We can’t control all of these things. We can’t predict a lot of these things. The best we can do is have a vision about what is likely to happen, and then prepare for the alignment of best possible outcomes.


As much as we talk statistics here at Razzball, it’s important to keep in mind that most of this stuff is out of our control. None of these players are truly safe. They’re just more or less likely to reach their performance expectations. Top fantasy sports players control this chaos by being in multiple leagues — some of your favorite Touts might be in upwards of 100 leagues across multiple platforms. They draft entirely different teams with different strategies to prevent against financial disaster — maybe this is the year that pocket ace strategies pay off big. It happens about once a decade, and you don’t want to be left out when it hits!

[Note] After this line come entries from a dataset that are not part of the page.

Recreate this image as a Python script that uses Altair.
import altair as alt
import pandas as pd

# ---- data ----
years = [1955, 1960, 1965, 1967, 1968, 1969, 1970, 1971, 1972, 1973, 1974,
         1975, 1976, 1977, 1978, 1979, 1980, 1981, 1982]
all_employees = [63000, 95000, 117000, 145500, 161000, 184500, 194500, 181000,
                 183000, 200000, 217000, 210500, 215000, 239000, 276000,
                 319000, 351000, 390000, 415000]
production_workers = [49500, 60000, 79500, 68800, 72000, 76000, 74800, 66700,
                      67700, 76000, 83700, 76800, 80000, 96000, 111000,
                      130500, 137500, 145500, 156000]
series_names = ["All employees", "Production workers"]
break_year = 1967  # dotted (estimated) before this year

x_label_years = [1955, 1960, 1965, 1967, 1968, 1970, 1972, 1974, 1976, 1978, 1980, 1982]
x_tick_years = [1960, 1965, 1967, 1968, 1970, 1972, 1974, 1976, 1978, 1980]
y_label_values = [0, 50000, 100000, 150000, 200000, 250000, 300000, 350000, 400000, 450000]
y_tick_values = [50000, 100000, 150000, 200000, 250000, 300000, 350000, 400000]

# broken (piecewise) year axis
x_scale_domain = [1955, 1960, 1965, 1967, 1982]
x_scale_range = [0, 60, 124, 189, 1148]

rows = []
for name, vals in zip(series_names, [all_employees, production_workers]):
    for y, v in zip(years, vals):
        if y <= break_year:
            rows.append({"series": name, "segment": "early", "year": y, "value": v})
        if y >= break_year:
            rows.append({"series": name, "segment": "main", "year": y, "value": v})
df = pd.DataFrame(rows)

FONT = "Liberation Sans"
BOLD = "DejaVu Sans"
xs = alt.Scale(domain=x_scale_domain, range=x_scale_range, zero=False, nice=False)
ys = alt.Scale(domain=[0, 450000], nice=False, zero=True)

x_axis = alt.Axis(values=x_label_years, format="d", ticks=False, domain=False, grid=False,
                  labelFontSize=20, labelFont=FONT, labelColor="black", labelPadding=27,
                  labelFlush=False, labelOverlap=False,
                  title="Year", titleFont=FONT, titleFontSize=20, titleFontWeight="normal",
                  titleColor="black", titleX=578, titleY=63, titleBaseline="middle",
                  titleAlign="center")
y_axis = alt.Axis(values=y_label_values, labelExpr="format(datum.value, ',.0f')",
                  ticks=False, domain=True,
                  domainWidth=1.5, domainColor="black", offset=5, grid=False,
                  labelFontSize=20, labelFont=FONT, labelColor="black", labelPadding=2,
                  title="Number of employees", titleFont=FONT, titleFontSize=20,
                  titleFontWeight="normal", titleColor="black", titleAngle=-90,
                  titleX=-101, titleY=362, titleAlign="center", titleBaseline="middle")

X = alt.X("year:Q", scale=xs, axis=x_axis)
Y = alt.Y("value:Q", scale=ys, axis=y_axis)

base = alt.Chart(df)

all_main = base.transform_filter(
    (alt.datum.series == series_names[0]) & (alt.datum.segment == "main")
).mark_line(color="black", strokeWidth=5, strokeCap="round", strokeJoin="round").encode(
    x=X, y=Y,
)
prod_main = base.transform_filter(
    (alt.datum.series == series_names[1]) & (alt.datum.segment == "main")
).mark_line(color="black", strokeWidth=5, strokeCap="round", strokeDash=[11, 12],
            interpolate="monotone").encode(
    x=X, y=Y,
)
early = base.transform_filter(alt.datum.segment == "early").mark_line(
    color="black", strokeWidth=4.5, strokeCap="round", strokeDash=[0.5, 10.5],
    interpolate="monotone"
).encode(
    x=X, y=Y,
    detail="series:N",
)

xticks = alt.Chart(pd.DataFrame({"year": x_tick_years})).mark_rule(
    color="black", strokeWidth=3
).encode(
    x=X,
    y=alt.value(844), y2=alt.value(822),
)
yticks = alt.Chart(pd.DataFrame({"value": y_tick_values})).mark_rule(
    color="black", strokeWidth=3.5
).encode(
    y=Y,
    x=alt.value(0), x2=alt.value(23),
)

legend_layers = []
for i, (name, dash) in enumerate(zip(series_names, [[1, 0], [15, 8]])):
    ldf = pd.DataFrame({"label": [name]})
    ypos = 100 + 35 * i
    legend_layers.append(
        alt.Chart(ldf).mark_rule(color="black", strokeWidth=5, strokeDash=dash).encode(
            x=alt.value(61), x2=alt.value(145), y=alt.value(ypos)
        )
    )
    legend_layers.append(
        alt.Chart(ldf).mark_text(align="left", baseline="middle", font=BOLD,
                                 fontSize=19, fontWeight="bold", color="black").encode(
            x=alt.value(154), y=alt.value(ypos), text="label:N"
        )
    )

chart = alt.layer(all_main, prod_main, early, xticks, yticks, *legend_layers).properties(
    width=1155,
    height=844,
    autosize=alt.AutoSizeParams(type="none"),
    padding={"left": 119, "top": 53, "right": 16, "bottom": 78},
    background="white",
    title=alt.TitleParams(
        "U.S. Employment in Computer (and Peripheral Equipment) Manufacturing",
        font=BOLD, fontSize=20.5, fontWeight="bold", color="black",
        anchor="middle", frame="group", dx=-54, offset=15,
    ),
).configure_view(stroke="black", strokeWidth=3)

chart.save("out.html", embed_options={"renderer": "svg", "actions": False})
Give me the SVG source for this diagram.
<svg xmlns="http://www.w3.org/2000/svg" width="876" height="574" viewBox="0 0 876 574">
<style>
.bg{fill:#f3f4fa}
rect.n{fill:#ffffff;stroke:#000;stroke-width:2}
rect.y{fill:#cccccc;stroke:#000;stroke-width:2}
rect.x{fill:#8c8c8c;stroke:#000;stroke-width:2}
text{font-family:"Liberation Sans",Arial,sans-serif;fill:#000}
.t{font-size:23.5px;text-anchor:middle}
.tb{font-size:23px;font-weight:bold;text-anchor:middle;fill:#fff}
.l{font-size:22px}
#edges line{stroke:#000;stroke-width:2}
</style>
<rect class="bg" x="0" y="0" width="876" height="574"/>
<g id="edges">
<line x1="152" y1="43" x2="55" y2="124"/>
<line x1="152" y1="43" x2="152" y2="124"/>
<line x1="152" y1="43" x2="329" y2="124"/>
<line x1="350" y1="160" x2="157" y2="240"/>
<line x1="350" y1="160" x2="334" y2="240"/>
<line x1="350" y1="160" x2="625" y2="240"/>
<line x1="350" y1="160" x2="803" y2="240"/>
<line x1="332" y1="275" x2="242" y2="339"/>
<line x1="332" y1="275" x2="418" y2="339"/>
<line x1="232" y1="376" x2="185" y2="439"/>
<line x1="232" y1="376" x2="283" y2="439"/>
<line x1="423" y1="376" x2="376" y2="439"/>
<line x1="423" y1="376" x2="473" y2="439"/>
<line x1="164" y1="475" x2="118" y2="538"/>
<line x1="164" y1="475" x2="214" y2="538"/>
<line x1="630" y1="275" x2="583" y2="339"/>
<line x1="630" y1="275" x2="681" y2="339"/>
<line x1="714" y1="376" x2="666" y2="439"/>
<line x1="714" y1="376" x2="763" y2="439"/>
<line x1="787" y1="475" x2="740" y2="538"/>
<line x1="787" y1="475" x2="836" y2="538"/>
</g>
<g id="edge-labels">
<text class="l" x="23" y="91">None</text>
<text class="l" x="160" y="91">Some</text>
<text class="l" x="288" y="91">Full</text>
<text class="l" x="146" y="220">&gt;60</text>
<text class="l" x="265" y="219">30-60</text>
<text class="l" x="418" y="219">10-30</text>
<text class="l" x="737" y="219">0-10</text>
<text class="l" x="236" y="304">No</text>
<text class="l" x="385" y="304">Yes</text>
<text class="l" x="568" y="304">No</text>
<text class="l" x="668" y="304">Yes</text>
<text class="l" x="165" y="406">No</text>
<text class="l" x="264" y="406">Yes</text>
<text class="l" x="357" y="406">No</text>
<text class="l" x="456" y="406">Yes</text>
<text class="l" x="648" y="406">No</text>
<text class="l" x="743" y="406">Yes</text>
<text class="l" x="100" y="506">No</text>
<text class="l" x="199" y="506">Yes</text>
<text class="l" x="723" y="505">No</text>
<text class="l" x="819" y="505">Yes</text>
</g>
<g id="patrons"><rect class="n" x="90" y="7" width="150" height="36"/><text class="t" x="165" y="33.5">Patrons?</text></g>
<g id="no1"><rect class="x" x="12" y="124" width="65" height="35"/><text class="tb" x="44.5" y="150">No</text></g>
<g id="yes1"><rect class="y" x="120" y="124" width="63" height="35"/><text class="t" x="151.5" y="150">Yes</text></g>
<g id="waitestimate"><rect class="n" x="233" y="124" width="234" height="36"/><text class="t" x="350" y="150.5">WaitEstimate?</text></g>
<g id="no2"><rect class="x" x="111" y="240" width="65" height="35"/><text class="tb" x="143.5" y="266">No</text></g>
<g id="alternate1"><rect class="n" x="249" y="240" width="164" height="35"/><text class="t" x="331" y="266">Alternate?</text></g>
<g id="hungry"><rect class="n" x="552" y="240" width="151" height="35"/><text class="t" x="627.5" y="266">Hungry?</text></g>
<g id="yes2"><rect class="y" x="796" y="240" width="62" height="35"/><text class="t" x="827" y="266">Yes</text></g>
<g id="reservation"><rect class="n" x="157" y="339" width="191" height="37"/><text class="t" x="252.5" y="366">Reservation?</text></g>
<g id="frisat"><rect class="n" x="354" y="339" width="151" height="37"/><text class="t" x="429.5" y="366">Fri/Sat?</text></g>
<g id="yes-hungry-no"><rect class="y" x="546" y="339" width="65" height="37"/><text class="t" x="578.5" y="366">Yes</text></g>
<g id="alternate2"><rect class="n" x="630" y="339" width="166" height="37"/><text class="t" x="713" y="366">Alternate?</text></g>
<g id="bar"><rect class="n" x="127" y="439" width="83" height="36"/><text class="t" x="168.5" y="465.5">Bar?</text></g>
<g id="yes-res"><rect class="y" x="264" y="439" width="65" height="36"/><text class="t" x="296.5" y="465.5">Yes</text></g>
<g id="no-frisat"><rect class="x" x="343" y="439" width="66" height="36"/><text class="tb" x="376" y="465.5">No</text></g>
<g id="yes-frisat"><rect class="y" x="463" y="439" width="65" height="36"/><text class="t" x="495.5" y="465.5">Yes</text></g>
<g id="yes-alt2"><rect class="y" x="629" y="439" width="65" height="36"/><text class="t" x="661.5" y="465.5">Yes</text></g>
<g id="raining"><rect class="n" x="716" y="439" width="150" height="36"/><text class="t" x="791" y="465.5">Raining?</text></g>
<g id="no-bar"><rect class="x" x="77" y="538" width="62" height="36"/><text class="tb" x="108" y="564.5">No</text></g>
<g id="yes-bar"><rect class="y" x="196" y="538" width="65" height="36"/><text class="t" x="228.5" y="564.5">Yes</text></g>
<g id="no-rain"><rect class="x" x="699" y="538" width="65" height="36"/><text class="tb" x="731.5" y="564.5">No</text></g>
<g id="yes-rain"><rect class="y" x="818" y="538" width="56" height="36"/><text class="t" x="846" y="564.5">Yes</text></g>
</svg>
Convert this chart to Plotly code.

If you want to be a better fantasy manager, sometimes you need to step aside from the statistics. Sometimes, you gotta be like Dr. Strange and look into the multiverse, and see all the possibilities out there. Why is Rudy so good at projections? Because he has an algorithm to figure all that stuff out — he doesn’t need to sit on Twitter waiting for lineup news because the system automatically adjusts.

When those best laid plans line up in your favor? That’s when you take home the imaginary trophy for your imaginary sports team. Good luck in 2024 all!